PROBLEM STATEMENT:
Transcribe all of the material exactly, except for its pictures.

RECORDED INFORMATION:
--- Start ---

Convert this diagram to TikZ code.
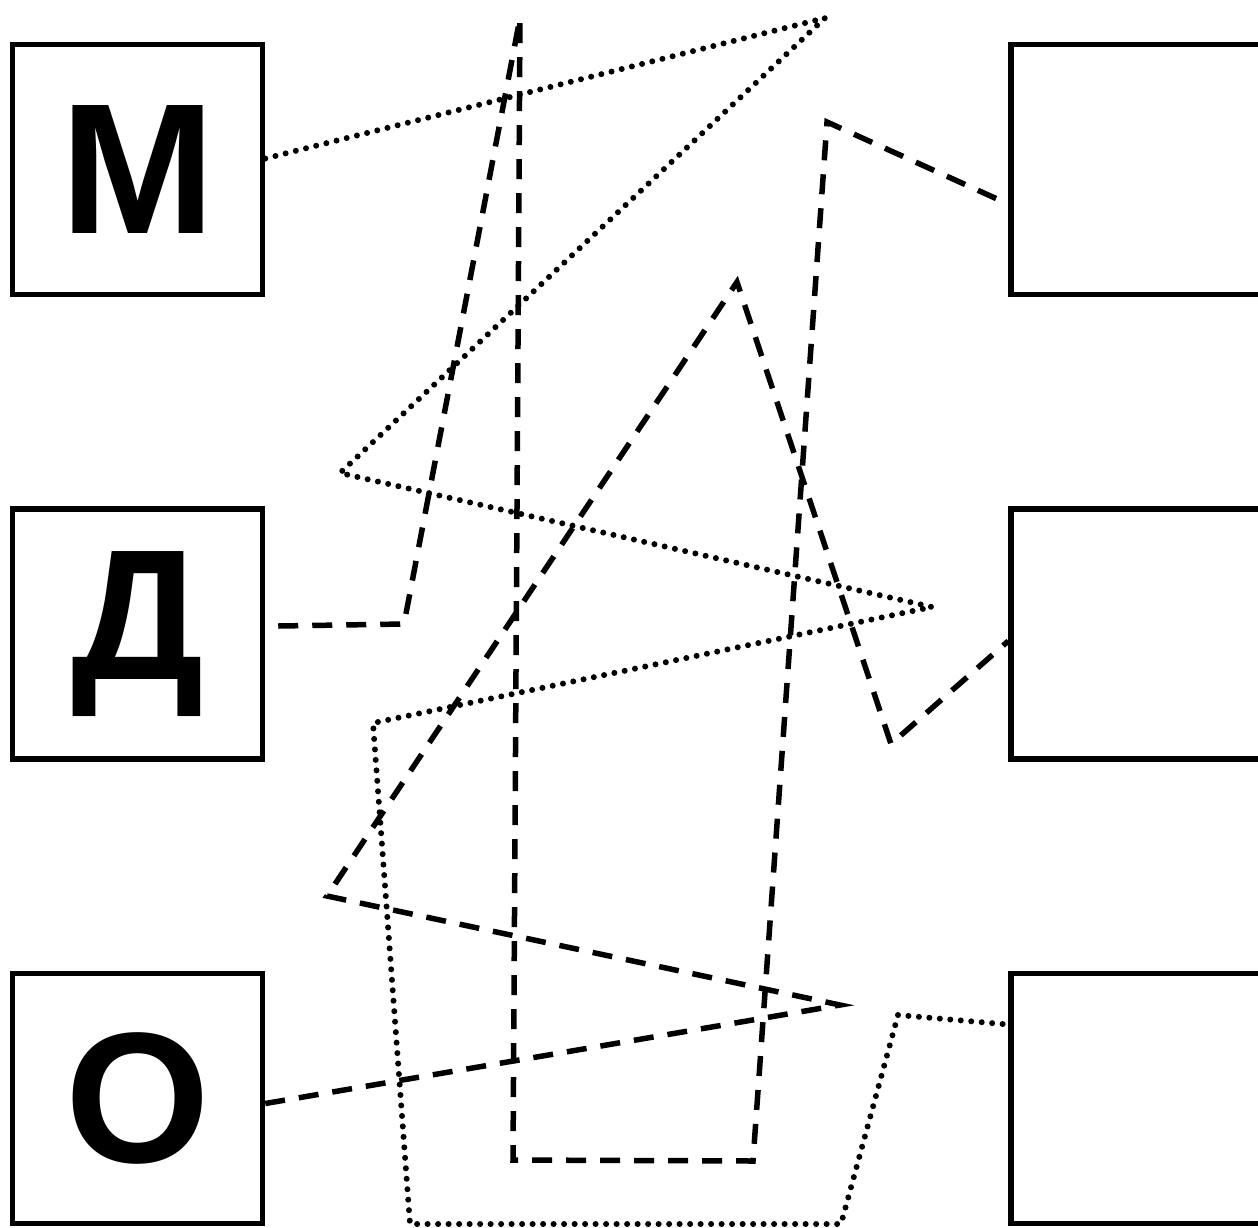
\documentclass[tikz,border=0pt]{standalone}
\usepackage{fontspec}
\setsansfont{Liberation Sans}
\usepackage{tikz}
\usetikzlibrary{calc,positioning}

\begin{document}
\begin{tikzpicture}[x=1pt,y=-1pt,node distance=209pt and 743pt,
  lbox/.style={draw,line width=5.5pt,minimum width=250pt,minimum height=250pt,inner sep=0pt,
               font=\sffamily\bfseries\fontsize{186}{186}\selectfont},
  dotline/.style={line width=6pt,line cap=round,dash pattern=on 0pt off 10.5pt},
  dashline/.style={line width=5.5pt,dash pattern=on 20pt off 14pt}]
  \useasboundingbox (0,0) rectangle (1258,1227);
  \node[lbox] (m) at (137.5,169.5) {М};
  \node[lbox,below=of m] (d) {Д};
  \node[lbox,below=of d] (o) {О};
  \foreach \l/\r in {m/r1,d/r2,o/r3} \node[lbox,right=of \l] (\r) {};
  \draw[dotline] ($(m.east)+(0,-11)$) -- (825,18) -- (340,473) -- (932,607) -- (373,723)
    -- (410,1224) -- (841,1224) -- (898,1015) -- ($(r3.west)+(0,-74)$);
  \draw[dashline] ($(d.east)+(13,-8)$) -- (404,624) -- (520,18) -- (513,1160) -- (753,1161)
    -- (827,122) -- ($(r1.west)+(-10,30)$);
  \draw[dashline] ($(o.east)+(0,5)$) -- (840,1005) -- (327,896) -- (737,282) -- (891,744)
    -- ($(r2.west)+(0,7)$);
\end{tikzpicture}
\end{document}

--- End ---

RESULT BELOW:
Convert this diagram to TikZ code.
\documentclass[tikz,border=0pt]{standalone}
\usepackage{fontspec}
\setsansfont{Liberation Sans}
\usepackage{tikz}
\usetikzlibrary{calc,positioning}

\begin{document}
\begin{tikzpicture}[x=1pt,y=-1pt,node distance=209pt and 743pt,
  lbox/.style={draw,line width=5.5pt,minimum width=250pt,minimum height=250pt,inner sep=0pt,
               font=\sffamily\bfseries\fontsize{186}{186}\selectfont},
  dotline/.style={line width=6pt,line cap=round,dash pattern=on 0pt off 10.5pt},
  dashline/.style={line width=5.5pt,dash pattern=on 20pt off 14pt}]
  \useasboundingbox (0,0) rectangle (1258,1227);
  \node[lbox] (m) at (137.5,169.5) {М};
  \node[lbox,below=of m] (d) {Д};
  \node[lbox,below=of d] (o) {О};
  \foreach \l/\r in {m/r1,d/r2,o/r3} \node[lbox,right=of \l] (\r) {};
  \draw[dotline] ($(m.east)+(0,-11)$) -- (825,18) -- (340,473) -- (932,607) -- (373,723)
    -- (410,1224) -- (841,1224) -- (898,1015) -- ($(r3.west)+(0,-74)$);
  \draw[dashline] ($(d.east)+(13,-8)$) -- (404,624) -- (520,18) -- (513,1160) -- (753,1161)
    -- (827,122) -- ($(r1.west)+(-10,30)$);
  \draw[dashline] ($(o.east)+(0,5)$) -- (840,1005) -- (327,896) -- (737,282) -- (891,744)
    -- ($(r2.west)+(0,7)$);
\end{tikzpicture}
\end{document}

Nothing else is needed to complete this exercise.